Problem description -> Quote every line from the top of the listing down to and including the line that contains "ax = fig.add_axes([87".

Dataset entries ->
Start
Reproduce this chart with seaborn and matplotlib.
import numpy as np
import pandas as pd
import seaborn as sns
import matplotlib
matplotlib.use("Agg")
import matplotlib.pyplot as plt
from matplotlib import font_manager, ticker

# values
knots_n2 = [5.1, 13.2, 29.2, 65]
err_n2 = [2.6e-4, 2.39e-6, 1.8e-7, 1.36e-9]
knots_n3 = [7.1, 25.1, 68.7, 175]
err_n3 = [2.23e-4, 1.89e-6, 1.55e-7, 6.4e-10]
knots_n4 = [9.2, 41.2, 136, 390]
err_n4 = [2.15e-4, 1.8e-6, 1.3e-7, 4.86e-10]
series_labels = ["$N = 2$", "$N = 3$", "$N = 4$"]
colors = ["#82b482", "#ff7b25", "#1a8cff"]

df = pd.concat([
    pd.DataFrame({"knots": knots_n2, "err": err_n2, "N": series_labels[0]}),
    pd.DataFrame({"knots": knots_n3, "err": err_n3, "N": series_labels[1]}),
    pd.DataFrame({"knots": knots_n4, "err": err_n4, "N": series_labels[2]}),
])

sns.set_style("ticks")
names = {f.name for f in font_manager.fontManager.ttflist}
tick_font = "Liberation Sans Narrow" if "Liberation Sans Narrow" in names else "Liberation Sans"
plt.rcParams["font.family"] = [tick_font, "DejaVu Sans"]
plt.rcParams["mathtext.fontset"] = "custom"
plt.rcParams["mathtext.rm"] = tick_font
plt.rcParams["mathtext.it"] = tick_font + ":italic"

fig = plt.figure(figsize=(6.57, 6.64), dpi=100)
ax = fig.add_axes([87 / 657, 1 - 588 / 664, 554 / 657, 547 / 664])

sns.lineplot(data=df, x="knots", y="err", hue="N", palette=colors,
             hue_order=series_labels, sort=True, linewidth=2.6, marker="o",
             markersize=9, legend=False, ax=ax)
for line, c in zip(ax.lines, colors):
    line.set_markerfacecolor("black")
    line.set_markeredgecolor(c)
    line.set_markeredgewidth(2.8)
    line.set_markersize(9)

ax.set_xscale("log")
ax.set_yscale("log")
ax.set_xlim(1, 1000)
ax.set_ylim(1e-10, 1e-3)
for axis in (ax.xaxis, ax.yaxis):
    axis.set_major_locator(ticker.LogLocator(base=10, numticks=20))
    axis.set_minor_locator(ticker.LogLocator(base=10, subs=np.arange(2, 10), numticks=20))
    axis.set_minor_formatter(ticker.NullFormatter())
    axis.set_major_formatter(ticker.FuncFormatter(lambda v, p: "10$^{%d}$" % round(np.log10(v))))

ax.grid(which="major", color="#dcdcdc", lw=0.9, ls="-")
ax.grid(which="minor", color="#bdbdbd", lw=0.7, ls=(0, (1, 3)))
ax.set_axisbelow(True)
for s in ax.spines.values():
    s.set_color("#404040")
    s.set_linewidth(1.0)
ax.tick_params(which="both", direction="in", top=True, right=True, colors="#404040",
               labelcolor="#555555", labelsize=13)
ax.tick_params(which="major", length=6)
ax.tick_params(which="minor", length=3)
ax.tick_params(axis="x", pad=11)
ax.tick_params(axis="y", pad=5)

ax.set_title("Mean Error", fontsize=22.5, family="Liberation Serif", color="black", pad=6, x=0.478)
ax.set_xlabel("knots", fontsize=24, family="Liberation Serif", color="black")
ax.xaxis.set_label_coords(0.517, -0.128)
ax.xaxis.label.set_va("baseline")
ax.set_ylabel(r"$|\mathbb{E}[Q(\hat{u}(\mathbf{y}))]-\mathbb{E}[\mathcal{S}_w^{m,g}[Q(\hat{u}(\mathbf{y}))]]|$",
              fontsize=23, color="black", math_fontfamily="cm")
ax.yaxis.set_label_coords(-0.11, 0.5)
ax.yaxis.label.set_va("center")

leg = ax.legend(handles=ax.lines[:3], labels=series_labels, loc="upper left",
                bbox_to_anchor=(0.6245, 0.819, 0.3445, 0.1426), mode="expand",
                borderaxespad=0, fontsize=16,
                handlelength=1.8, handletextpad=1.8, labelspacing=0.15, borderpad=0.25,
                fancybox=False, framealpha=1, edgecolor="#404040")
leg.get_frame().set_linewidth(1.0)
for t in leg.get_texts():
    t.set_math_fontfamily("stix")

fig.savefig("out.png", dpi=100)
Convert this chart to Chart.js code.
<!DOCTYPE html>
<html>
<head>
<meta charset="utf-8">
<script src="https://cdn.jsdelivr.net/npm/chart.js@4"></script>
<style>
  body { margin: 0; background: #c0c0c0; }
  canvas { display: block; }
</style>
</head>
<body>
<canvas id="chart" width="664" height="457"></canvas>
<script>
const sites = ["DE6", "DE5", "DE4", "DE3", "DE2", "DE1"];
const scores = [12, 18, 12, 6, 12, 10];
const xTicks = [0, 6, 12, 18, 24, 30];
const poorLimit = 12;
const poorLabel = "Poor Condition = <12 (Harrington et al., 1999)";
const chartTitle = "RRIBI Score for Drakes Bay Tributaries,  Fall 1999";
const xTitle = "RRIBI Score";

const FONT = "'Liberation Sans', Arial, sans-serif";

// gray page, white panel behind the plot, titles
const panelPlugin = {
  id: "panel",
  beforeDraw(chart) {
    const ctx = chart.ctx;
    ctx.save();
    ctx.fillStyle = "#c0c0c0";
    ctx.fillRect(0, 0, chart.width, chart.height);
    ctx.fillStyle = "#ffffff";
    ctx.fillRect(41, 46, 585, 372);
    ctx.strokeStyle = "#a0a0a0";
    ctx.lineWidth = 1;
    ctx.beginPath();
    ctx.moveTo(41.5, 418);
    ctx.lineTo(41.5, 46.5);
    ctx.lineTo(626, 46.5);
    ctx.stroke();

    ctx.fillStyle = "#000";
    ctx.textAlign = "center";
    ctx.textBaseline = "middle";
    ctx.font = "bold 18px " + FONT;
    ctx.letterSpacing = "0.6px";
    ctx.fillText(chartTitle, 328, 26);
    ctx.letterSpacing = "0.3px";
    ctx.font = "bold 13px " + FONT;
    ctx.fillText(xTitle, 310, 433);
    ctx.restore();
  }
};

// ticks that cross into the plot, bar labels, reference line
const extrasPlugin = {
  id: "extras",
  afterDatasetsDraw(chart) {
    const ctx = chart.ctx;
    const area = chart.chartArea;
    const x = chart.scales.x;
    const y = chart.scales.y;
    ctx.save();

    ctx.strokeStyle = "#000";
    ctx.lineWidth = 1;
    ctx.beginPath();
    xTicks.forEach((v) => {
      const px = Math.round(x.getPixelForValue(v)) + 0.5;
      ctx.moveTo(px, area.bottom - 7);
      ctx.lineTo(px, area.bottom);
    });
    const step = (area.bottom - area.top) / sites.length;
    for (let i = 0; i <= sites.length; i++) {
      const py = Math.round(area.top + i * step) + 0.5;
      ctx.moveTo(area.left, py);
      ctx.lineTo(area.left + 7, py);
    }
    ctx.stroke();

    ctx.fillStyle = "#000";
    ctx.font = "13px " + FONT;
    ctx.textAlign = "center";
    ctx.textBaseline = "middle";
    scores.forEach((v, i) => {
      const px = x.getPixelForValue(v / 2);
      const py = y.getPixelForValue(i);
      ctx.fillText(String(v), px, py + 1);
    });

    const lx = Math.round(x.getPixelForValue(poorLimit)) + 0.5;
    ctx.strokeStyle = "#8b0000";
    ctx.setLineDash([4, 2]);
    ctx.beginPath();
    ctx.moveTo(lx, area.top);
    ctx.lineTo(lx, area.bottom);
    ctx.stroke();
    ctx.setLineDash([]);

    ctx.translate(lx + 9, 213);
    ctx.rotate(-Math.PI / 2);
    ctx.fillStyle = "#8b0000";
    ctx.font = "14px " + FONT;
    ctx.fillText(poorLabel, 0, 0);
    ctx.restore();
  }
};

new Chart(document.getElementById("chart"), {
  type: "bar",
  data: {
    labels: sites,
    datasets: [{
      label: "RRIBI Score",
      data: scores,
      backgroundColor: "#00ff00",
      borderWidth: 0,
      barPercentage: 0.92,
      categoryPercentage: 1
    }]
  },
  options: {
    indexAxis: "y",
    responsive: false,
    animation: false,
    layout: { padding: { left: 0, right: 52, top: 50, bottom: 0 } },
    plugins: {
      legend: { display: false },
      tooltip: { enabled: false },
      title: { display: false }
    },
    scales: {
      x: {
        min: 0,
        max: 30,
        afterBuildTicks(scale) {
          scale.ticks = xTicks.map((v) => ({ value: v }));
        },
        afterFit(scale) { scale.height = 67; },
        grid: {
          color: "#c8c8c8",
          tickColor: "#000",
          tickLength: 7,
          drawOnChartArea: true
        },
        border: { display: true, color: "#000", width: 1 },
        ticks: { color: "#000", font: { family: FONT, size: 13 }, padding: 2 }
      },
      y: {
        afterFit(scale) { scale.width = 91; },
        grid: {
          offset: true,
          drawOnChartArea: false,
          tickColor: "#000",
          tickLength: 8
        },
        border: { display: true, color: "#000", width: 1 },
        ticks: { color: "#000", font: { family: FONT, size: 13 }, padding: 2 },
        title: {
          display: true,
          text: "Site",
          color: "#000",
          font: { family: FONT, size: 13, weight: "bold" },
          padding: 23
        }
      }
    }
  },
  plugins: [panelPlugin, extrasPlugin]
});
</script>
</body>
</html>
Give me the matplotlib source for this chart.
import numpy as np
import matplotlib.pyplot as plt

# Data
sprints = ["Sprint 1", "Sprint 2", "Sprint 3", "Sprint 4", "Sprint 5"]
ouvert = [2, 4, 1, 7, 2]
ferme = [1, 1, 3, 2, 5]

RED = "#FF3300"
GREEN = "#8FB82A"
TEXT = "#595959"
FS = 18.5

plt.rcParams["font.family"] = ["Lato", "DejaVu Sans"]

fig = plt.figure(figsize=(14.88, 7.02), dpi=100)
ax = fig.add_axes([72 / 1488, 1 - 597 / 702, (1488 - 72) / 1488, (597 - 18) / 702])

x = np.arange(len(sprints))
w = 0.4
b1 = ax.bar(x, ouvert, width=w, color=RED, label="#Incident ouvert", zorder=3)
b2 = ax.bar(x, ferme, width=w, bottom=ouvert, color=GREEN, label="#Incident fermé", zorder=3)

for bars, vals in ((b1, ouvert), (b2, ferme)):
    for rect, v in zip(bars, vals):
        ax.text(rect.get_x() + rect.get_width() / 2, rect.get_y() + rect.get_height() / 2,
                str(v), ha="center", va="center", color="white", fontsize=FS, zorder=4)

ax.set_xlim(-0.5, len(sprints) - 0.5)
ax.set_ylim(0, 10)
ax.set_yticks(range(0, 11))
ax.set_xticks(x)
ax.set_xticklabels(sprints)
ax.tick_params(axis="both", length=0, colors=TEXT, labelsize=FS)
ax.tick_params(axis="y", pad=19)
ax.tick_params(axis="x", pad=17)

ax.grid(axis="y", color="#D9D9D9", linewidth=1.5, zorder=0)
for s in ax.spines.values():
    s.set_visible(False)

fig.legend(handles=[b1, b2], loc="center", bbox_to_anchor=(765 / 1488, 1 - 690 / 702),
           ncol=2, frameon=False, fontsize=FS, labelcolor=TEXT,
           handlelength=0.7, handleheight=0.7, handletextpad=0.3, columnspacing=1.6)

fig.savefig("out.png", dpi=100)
End
Full answer ->
Reproduce this chart with seaborn and matplotlib.
import numpy as np
import pandas as pd
import seaborn as sns
import matplotlib
matplotlib.use("Agg")
import matplotlib.pyplot as plt
from matplotlib import font_manager, ticker

# values
knots_n2 = [5.1, 13.2, 29.2, 65]
err_n2 = [2.6e-4, 2.39e-6, 1.8e-7, 1.36e-9]
knots_n3 = [7.1, 25.1, 68.7, 175]
err_n3 = [2.23e-4, 1.89e-6, 1.55e-7, 6.4e-10]
knots_n4 = [9.2, 41.2, 136, 390]
err_n4 = [2.15e-4, 1.8e-6, 1.3e-7, 4.86e-10]
series_labels = ["$N = 2$", "$N = 3$", "$N = 4$"]
colors = ["#82b482", "#ff7b25", "#1a8cff"]

df = pd.concat([
    pd.DataFrame({"knots": knots_n2, "err": err_n2, "N": series_labels[0]}),
    pd.DataFrame({"knots": knots_n3, "err": err_n3, "N": series_labels[1]}),
    pd.DataFrame({"knots": knots_n4, "err": err_n4, "N": series_labels[2]}),
])

sns.set_style("ticks")
names = {f.name for f in font_manager.fontManager.ttflist}
tick_font = "Liberation Sans Narrow" if "Liberation Sans Narrow" in names else "Liberation Sans"
plt.rcParams["font.family"] = [tick_font, "DejaVu Sans"]
plt.rcParams["mathtext.fontset"] = "custom"
plt.rcParams["mathtext.rm"] = tick_font
plt.rcParams["mathtext.it"] = tick_font + ":italic"

fig = plt.figure(figsize=(6.57, 6.64), dpi=100)
ax = fig.add_axes([87 / 657, 1 - 588 / 664, 554 / 657, 547 / 664])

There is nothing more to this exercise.